What water turbines enabled was hydroelectricity at scale. The first hydroelectric installation powered a single lamp at Cragside House in Northumberland, England in 1878. By 1882, the world's first plant supplying electricity to multiple homes and businesses opened in Wisconsin, USA. Modern water turbines operate at mechanical efficiencies greater than 90 percent, with optimum conditions reaching 95 percent. In 2025, hydroelectric power accounts for approximately 15 percent of world electricity generation—dispatchable renewable baseload unavailable from solar or wind. Large turbines process thousands of cubic meters per second, generating hundreds of megawatts per unit. Three Gorges Dam in China uses 32 Francis turbines, each rated 700 megawatts, totaling 22,500 megawatts capacity. The turbines Francis perfected in 1849 for Lowell textile mills scale to installations powering cities.

Path dependence locked in turbine types. Francis turbines dominate medium-head installations globally because utilities invested in turbine-generator infrastructure optimized for specific sites. Replacing a Francis turbine with another design requires re-engineering penstocks, draft tubes, powerhouse foundations. A Francis turbine installed in 1920 could operate for 50 years with bearing and seal maintenance. Capital costs were enormous, but 90 percent efficiency justified investment. When variable-speed generators and digital control emerged in the 1980s-2000s, they integrated into existing turbine designs rather than replacing them. Innovation optimized what worked rather than abandoning proven hydraulic geometry.

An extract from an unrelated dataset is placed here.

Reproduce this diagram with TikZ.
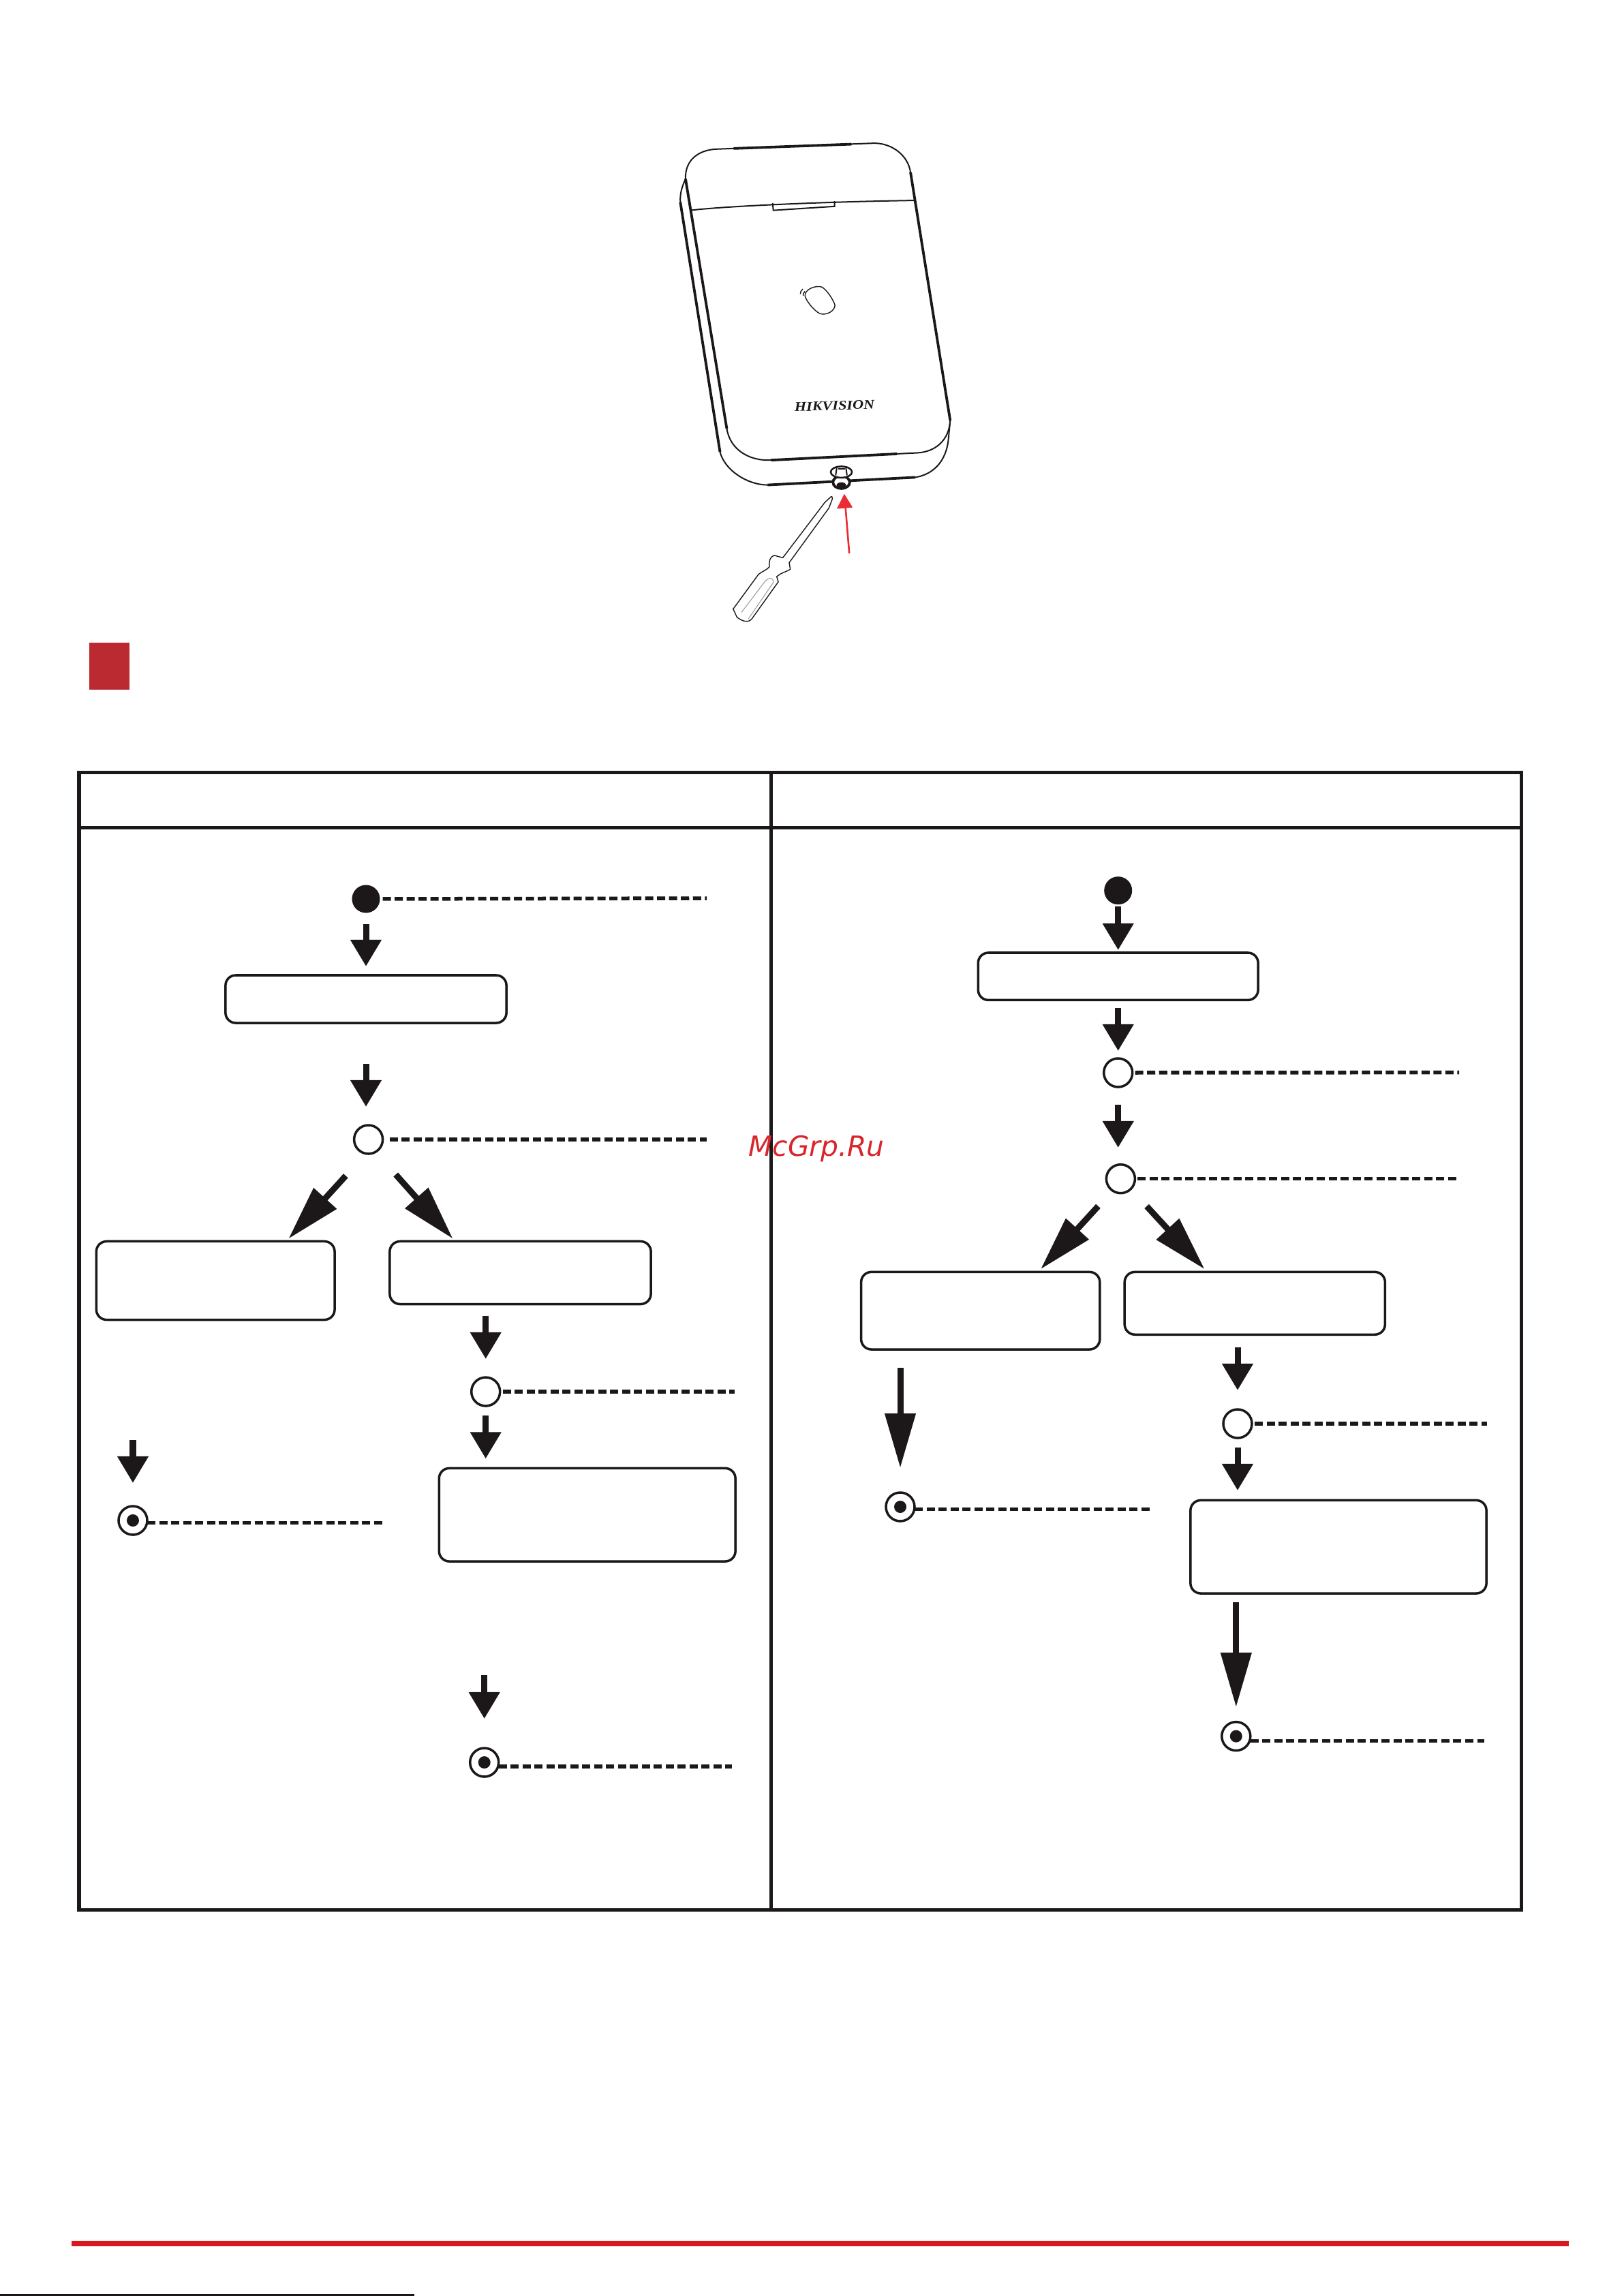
\documentclass[tikz,border=0pt]{standalone}
\usepackage{fontspec}
\usepackage{tikz}
\usetikzlibrary{arrows.meta}
\newfontfamily\markfont{DejaVu Sans}
\newfontfamily\logofont{Liberation Serif}
\definecolor{ink}{HTML}{1C1819}
\definecolor{hikred}{HTML}{D71920}
\definecolor{markred}{HTML}{D8262C}
\definecolor{tipred}{HTML}{ED2B33}
\definecolor{flagred}{HTML}{BA2A30}

\begin{document}
\begin{tikzpicture}[
            x=0.01cm,y=-0.01cm,
            init-node/.style={circle,fill=ink,inner sep=0,outer sep=0,minimum size=0.41cm},
            wait-node/.style={circle,draw=ink,fill=white,line width=0.035cm,inner sep=0,outer sep=0,minimum size=0.42cm},
            end-node/.style={wait-node,path picture={\fill[ink] (path picture bounding box.center) circle (0.09cm);}},
            act-node/.style={rectangle,rounded corners=0.15cm,draw=ink,fill=white,line width=0.035cm,inner sep=0,outer sep=0},
            flow/.style={-{Triangle[length=0.39cm,width=0.435cm]},draw=ink,fill=ink,line width=0.09cm},
            long-flow/.style={-{Triangle[length=0.8cm,width=0.435cm]},draw=ink,fill=ink,line width=0.09cm},
            lead/.style={draw=ink,line width=0.055cm,dash pattern=on 0.12cm off 0.055cm,shorten <=0.04cm},
            frame/.style={draw=ink,line width=0.05cm},
            outline/.style={draw=ink,line width=0.02cm},
            edge-line/.style={draw=ink,line width=0.038cm},
            thin-outline/.style={draw=ink,line width=0.014cm},
        ]
            \useasboundingbox (0,0) rectangle (2383,3369);

            % device and screwdriver
            \begin{scope}[shift={(950,180)},x=0.003333cm,y=-0.004847cm]
                \draw[outline,fill=white] (350,925) .. controls (365,990) and (450,1020) .. (530,1020) -- (1190,998) .. controls (1270,995) and (1330,960) .. (1335,900) -- (1160,150) .. controls (1150,100) and (1080,62) .. (1000,62) -- (300,80) .. controls (230,83) and (165,110) .. (168,170) -- cycle;
                \draw[outline] (168,170) .. controls (155,190) and (143,210) .. (145,240) -- (320,995) .. controls (340,1050) and (440,1095) .. (530,1095) -- (1180,1072) .. controls (1250,1065) and (1320,1030) .. (1328,950) -- (1335,900);
                \draw[edge-line] (168,170) -- (350,925);
                \draw[edge-line] (145,240) -- (320,995);
                \draw[edge-line] (1160,150) -- (1335,900);
                \draw[edge-line] (380,78) -- (900,65);
                \draw[edge-line] (545,1020) -- (1100,1001);
                \draw[edge-line] (530,1095) -- (1180,1072);
                \draw[outline] (190,265) .. controls (300,255) and (700,240) .. (1175,235);
                \draw[outline] (552,243) -- (555,265) -- (825,253) -- (825,237);
                \draw[thin-outline] (695,525) .. controls (690,505) and (740,490) .. (770,497) .. controls (790,505) and (820,535) .. (827,552) .. controls (825,570) and (790,582) .. (765,578) .. controls (745,575) and (705,545) .. (695,525);
                \draw[thin-outline] (685,503) .. controls (678,507) and (673,512) .. (674,518);
                \draw[thin-outline] (695,510) .. controls (688,513) and (685,518) .. (687,523);
                \node[rotate=2,xscale=1.15,text=ink,inner sep=0] (logo) at (825,856) {\logofont\fontsize{5.5}{6}\selectfont\bfseries\itshape HIKVISION};

                % screw
                \draw[edge-line,fill=white] (855,1087) ellipse [x radius=37,y radius=19];
                \fill[ink] (855,1096) ellipse [x radius=21,y radius=9];
                \draw[edge-line,line width=0.025cm,fill=white] (855,1056) ellipse [x radius=47,y radius=17];
                \draw[outline] (835,1042) -- (830,1066);
                \draw[outline] (875,1042) -- (880,1066);
                \draw[outline] (840,1047) -- (872,1047);

                % screwdriver
                \draw[thin-outline,fill=white] (807,1132) .. controls (812,1128) and (816,1130) .. (815,1138) -- (800,1165) -- (625,1330) -- (630,1350) .. controls (610,1358) and (585,1362) .. (570,1372) -- (577,1388) -- (460,1500) .. controls (445,1512) and (420,1508) .. (395,1495) -- (378,1470) -- (490,1365) .. controls (510,1355) and (530,1350) .. (538,1342) .. controls (535,1320) and (545,1310) .. (560,1308) -- (597,1315) -- (782,1148) -- cycle;
                \draw[draw=ink!45,line width=0.01cm] (415,1480) -- (520,1385) .. controls (535,1375) and (555,1372) .. (555,1390) -- (445,1500);

                % arrow at the screw
                \draw[draw=tipred,line width=0.026cm] (890,1302) -- (873,1160);
                \fill[tipred] (868,1122) -- (905,1163) -- (835,1167) -- cycle;
            \end{scope}

            \fill[flagred] (131,943) rectangle (190,1012);

            % table
            \draw[frame] (116,1133) rectangle (2232,2802);
            \draw[frame] (116,1214) -- (2232,1214);
            \draw[frame] (1131,1133) -- (1131,2802);

            % left column
            \node[init-node] (startL) at (537,1319) {};
            \node[act-node,minimum width=4.12cm,minimum height=0.7cm] (boxLa) at (537,1466) {};
            \node[wait-node] (circLa) at (540.6,1672) {};
            \node[act-node,minimum width=3.495cm,minimum height=1.15cm] (boxLb) at (316.2,1879) {};
            \node[act-node,minimum width=3.83cm,minimum height=0.92cm] (boxLc) at (763.5,1867.5) {};
            \node[wait-node] (circLb) at (712.7,2042) {};
            \node[act-node,minimum width=4.346cm,minimum height=1.366cm] (boxLd) at (861.7,2222.7) {};
            \node[end-node] (endLa) at (195,2231) {};
            \node[end-node] (endLb) at (710.7,2586) {};

            \coordinate (leadLa) at (1037,1318);
            \coordinate (leadLb) at (1037,1672);
            \coordinate (leadLc) at (1078,2042);
            \coordinate (leadLd) at (561,2234.7);
            \coordinate (leadLe) at (1074,2591.8);
            \coordinate (tipLb) at (423.4,1817.6);
            \coordinate (tipLc) at (664.5,1817.6);

            \draw[lead] (startL) -- (leadLa);
            \draw[lead,shorten <=0.1cm] (circLa) -- (leadLb);
            \draw[lead] (circLb) -- (leadLc);
            \draw[lead,shorten <=0] (endLa.east |- leadLd) -- (leadLd);
            \draw[lead,shorten <=0] (endLb.east |- leadLe) -- (leadLe);

            \draw[flow,shorten <=0.16cm,shorten >=0.13cm] (startL) -- (boxLa);
            \draw[flow,shorten <=0.6cm,shorten >=0.27cm] (boxLa.south) -- (boxLa.south |- circLa.north);
            \draw[long-flow,shorten <=0.44cm] (circLa.260) -- (tipLb);
            \draw[long-flow,shorten <=0.445cm] (circLa.300) -- (tipLc);
            \draw[flow,shorten <=0.17cm,shorten >=0.27cm] (boxLc.south -| circLb.north) -- (circLb.north);
            \draw[flow,shorten <=0.14cm,shorten >=0.14cm] (circLb.south) -- (circLb.south |- boxLd.north);
            \draw[flow,shorten <=1.76cm,shorten >=0.34cm] (boxLb.south -| endLa.north) -- (endLa.north);
            \draw[flow,shorten <=1.67cm,shorten >=0.43cm] (boxLd.south -| endLb.north) -- (endLb.north);

            % right column
            \node[init-node] (startR) at (1640.7,1306.7) {};
            \node[act-node,minimum width=4.106cm,minimum height=0.694cm] (boxRa) at (1640.7,1432.7) {};
            \node[wait-node] (circRa) at (1640.7,1574) {};
            \node[wait-node] (circRb) at (1644.4,1729.7) {};
            \node[act-node,minimum width=3.5cm,minimum height=1.136cm] (boxRb) at (1438.7,1923.2) {};
            \node[act-node,minimum width=3.82cm,minimum height=0.918cm] (boxRc) at (1841.3,1912.3) {};
            \node[wait-node] (circRc) at (1816,2089) {};
            \node[act-node,minimum width=4.34cm,minimum height=1.366cm] (boxRd) at (1964,2269.7) {};
            \node[end-node] (endRa) at (1321,2211) {};
            \node[end-node] (endRb) at (1813.8,2547.6) {};

            \coordinate (leadRa) at (2141,1573.6);
            \coordinate (leadRb) at (2141,1729.7);
            \coordinate (leadRc) at (2182,2089);
            \coordinate (leadRd) at (1687,2214.6);
            \coordinate (leadRe) at (2177.6,2554.5);
            \coordinate (tipRb) at (1527,1862.3);
            \coordinate (tipRc) at (1767.6,1862.3);

            \draw[lead] (circRa) -- (leadRa);
            \draw[lead] (circRb) -- (leadRb);
            \draw[lead] (circRc) -- (leadRc);
            \draw[lead,shorten <=0] (endRa.east |- leadRd) -- (leadRd);
            \draw[lead,shorten <=0] (endRb.east |- leadRe) -- (leadRe);

            \draw[flow,shorten <=0.03cm,shorten >=0.04cm] (startR) -- (boxRa);
            \draw[flow,shorten <=0.116cm,shorten >=0.11cm] (boxRa) -- (circRa);
            \draw[flow,shorten <=0.26cm,shorten >=0.247cm] (circRa.south) -- (circRa.south |- circRb.north);
            \draw[long-flow,shorten <=0.31cm] (circRb.235) -- (tipRb);
            \draw[long-flow,shorten <=0.345cm] (circRb.315) -- (tipRc);
            \draw[flow,shorten <=0.19cm,shorten >=0.28cm] (boxRc.south -| circRc.north) -- (circRc.north);
            \draw[flow,shorten <=0.14cm,shorten >=0.144cm] (circRc.south) -- (circRc.south |- boxRd.north);
            \draw[long-flow,shorten <=0.274cm,shorten >=0.36cm] (boxRb.south -| endRa.north) -- (endRa.north);
            \draw[long-flow,shorten <=0.127cm,shorten >=0.216cm] (boxRd.south -| endRb.north) -- (endRb.north);

            \node[text=markred,inner sep=0] (mark) at (1198,1686) {\markfont\fontsize{11.6}{13}\selectfont\itshape McGrp.Ru};

            % foot of the page
            \fill[hikred] (105,3288) rectangle (2302,3296);
            \fill[ink] (0,3366) rectangle (608,3369);
        \end{tikzpicture}
\end{document}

The conditions that created water turbines persist: rivers flow downhill, gravitational potential energy demands conversion to electricity, and shaped vanes remain the most efficient method for extracting energy from moving water. Francis proved turbines in 1849. Pelton optimized for high heads in the 1870s. Kaplan adapted for low heads in 1913. Hydroelectric installations in 2025 use these same three turbine types, scaled and refined but hydraulically unchanged. The invention persists because the physics persists: water under pressure flowing through shaped passages transfers energy to rotating machinery more efficiently than any alternative. Turbines converted 1,000 years of incremental water wheel improvements into a 90 percent efficient machine within two decades. That's punctuated equilibrium: long stasis, rapid transformation, new equilibrium. The turbines powering 15 percent of global electricity in 2025 operate on principles Francis quantified in 1851. The experiments never stopped working.